Along the road we dropped into a hardware store for something we almost forgot–bathroom hooks to hang the towels on.
We had earlier loaded into the car two doormats, a rice cooker, an electric stove and a painting.
After buying the hooks, we resumed our trip, confident that we had all that we needed.
In half an hour we would arrive at our destination, a small house by a grassland.
The wife and I had acquired it on a lark.
A friend, a real estate broker, had sold it to us at a cut-rate price because of its smallness and location and because of its distance from the city.
The distance attracted us.
It meant a drive of a little less than an hour, and, of course, retirees like ourselves found the price easy to manage.
Besides, we took its diminutive size as a challenge to our creativity.
We had checked the Internet for small homes and how their owners turned them into fascinating residences.
It seems that the child in us wants a greater leeway in our lives.
Having worked our fingers to the bone, having all the while sought to control our space and time, we seem to revert to an earlier innocence, in which these categories do not matter as much, in which the time and space have regressed into just ourselves.
Now we need no more than a small house, whose floor we can cover with just a few steps, in which we can do our tasks with just a few movements– a small calyx, a size just enough to support the flowering imagination.
In a discourse narrated by Mark in his Gospel, Jesus said: “If your hand causes you to sin, cut it off. It is better for you to enter into life maimed than with two hands to go into Gehenna, into the unquenchable fire. And if your foot causes you to sin, cut it off. It is better for you to enter into life crippled than with two feet to be thrown into Gehenna. And if your eye causes you to sin, pluck it out. Better for you to enter into the Kingdom of God with one eye than with two eyes to be thrown into Gehenna where ‘the worm does not die and the fire is not quenched.’”

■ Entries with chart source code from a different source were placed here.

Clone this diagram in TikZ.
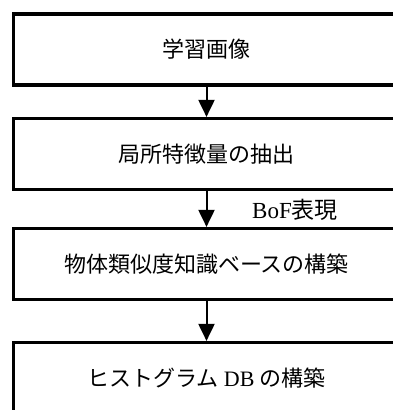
\documentclass[tikz,border=0pt]{standalone}
\usepackage{fontspec}
\setmainfont{Liberation Serif}
\newfontfamily\cjk{Noto Sans CJK JP}
\usetikzlibrary{arrows.meta}
\begin{document}
\begin{tikzpicture}[x=1pt,y=-1pt,
  stepbox/.style={draw=black,line width=3.2pt,rectangle,minimum width=386pt,minimum height=71pt,inner sep=0pt,font=\fontsize{22}{26}\selectfont},
  flow/.style={line width=2pt,-{Triangle[width=16pt,length=17pt]}},
  lbl/.style={anchor=west,inner sep=0pt,font=\fontsize{23}{27}\selectfont}]
\useasboundingbox (0,0) rectangle (393,410);
\clip (0,0) rectangle (393,410);
\node[stepbox] (b1) at (206.5,49.5) {\cjk 学習画像};
\node[stepbox] (b2) at (206.5,154) {\cjk 局所特徴量の抽出};
\node[stepbox] (b3) at (206.5,264) {\cjk 物体類似度知識ベースの構築};
\node[stepbox] (b4) at (206.5,378) {{\cjk ヒストグラム} DB {\cjk の構築}};
\draw[flow] (b1.south) -- (b2.north);
\draw[flow] (b2.south) -- (b3.north);
\draw[flow] (b3.south) -- (b4.north);
\node[lbl] (l1) at (252,210) {BoF{\cjk 表現}};
\end{tikzpicture}
\end{document}
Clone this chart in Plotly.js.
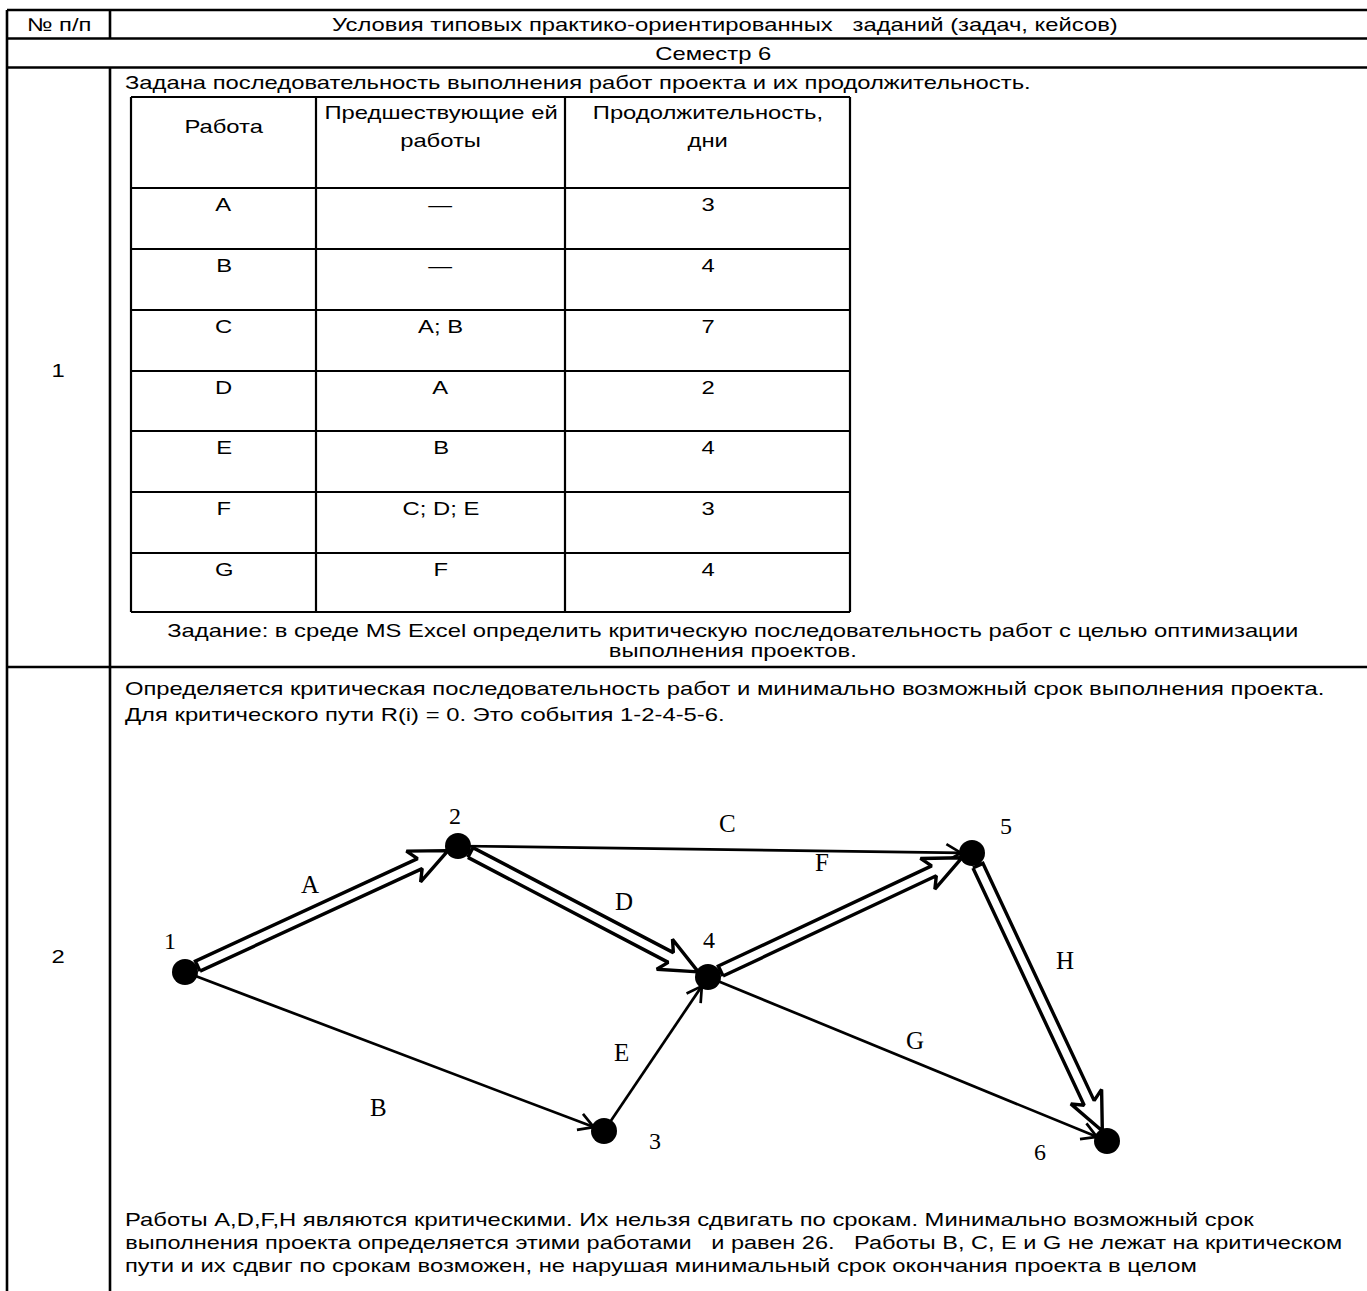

Employing exaggeration, Jesus warns those who tempt others to sin of the consequences.
But let me view his message through a different prism.
I take it as a call to downsize, as a way of approaching God, by lopping off the non-essentials, which in the course of time become the extensions of our hands, feet and eyes.
We desire to expand our territory and increase our power, and to enjoy the world’s beauty to the hilt, a drive which often causes us and others to sin.
Perhaps with this small house the wife and I have found a way to cut off the virtual extensions of our feet, hands and eyes, so that, finally, in the words of St. Teresa Benedicta of the Cross, we can let ourselves be guided by the Lord like a little child.